**Directive**
Skip all pictures, then copy the lines from the start of the data through the line with "87, 100, 113];", keeping both ends.

**Data shown**
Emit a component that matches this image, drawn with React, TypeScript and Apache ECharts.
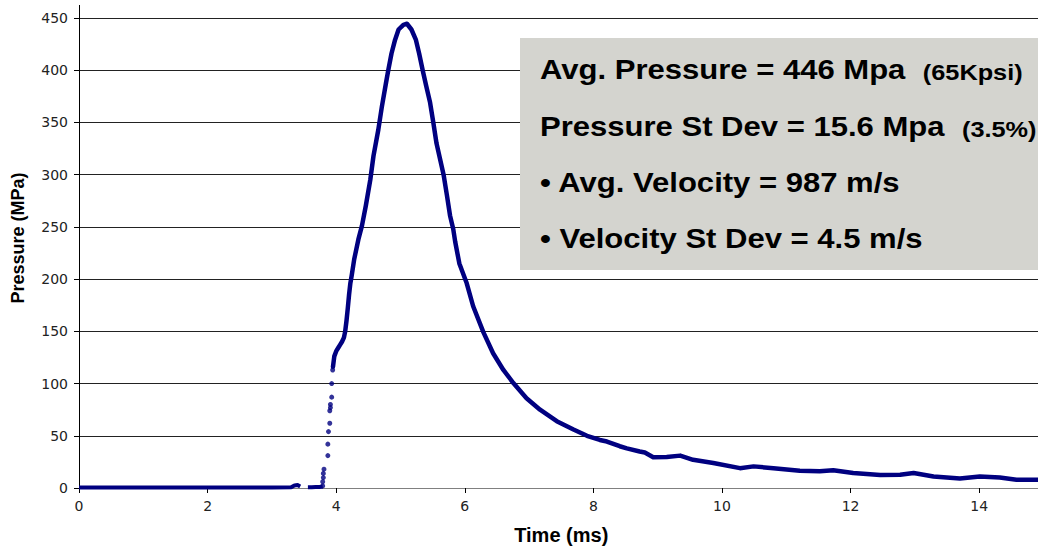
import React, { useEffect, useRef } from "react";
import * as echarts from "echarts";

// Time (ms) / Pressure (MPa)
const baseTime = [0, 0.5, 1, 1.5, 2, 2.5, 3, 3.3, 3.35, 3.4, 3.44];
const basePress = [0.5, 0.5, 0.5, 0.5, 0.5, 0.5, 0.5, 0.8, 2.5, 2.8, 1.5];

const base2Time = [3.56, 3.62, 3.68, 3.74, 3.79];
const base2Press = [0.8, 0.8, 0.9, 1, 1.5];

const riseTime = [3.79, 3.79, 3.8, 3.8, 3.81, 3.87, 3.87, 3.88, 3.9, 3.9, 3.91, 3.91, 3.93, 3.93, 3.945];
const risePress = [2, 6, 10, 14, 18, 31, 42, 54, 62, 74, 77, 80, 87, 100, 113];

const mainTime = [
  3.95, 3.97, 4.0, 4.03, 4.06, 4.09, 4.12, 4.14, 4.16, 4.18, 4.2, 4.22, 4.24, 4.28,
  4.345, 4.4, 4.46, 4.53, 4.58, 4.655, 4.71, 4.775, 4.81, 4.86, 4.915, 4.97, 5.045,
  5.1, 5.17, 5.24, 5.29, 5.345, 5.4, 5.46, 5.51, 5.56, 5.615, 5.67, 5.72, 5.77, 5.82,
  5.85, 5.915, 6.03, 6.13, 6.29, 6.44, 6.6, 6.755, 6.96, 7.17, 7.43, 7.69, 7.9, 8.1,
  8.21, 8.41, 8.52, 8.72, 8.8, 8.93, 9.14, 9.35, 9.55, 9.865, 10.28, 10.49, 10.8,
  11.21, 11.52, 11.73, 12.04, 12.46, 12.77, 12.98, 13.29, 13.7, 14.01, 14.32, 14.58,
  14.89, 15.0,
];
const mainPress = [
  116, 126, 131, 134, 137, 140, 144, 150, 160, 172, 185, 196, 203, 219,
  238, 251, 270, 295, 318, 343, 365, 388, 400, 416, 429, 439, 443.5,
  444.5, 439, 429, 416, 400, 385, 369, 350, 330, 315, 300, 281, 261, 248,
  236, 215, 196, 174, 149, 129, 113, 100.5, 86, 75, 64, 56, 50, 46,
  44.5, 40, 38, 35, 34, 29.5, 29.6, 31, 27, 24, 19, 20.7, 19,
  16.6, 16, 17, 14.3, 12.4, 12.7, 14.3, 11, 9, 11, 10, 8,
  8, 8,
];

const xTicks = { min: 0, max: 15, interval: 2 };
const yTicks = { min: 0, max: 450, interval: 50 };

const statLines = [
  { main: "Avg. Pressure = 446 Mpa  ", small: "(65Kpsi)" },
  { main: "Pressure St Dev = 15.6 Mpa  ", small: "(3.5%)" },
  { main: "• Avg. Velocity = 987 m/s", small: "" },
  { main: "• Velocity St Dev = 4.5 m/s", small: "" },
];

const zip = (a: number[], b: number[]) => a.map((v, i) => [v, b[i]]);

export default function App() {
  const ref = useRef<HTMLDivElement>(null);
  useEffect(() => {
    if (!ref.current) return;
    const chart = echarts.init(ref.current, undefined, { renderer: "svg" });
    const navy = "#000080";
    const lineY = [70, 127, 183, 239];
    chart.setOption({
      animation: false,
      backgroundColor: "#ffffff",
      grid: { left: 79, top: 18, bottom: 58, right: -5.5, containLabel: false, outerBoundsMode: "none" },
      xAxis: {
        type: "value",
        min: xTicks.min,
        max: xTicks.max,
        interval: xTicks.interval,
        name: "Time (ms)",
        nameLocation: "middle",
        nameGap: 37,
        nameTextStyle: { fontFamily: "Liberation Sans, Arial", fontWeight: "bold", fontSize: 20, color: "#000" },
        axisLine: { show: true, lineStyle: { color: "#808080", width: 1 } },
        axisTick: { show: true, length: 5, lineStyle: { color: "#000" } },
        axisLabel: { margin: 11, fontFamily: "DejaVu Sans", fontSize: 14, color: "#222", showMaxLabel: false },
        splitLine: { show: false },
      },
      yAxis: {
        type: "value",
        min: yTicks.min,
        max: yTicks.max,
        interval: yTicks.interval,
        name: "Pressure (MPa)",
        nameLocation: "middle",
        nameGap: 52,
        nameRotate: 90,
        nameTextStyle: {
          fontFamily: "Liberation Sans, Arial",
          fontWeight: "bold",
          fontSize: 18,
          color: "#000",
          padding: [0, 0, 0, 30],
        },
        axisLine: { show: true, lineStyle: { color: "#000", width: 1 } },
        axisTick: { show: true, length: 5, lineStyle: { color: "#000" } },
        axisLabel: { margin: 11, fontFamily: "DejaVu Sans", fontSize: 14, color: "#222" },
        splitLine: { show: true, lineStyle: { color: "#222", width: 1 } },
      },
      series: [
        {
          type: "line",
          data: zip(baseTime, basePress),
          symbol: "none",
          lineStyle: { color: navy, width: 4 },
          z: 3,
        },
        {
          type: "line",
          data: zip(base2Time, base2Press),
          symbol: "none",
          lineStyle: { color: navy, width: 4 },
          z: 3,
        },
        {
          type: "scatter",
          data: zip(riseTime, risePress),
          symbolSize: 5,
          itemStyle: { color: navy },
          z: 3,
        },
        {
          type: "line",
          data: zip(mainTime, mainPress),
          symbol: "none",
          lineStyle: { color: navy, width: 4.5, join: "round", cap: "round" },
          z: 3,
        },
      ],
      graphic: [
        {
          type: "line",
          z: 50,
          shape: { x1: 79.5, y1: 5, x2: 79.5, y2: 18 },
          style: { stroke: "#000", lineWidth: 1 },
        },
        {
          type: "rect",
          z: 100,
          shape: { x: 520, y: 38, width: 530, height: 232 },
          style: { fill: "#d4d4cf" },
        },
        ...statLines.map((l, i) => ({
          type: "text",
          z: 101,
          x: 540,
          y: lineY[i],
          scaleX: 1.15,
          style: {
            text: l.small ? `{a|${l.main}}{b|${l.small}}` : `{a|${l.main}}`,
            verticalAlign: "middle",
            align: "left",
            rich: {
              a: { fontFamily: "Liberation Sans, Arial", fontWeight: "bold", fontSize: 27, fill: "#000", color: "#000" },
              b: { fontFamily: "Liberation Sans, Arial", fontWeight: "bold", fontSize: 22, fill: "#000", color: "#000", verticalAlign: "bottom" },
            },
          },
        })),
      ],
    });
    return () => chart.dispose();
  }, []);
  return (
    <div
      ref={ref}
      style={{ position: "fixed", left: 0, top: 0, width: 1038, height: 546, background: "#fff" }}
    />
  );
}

**Task result**
Emit a component that matches this image, drawn with React, TypeScript and Apache ECharts.
import React, { useEffect, useRef } from "react";
import * as echarts from "echarts";

// Time (ms) / Pressure (MPa)
const baseTime = [0, 0.5, 1, 1.5, 2, 2.5, 3, 3.3, 3.35, 3.4, 3.44];
const basePress = [0.5, 0.5, 0.5, 0.5, 0.5, 0.5, 0.5, 0.8, 2.5, 2.8, 1.5];

const base2Time = [3.56, 3.62, 3.68, 3.74, 3.79];
const base2Press = [0.8, 0.8, 0.9, 1, 1.5];

const riseTime = [3.79, 3.79, 3.8, 3.8, 3.81, 3.87, 3.87, 3.88, 3.9, 3.9, 3.91, 3.91, 3.93, 3.93, 3.945];
const risePress = [2, 6, 10, 14, 18, 31, 42, 54, 62, 74, 77, 80, 87, 100, 113];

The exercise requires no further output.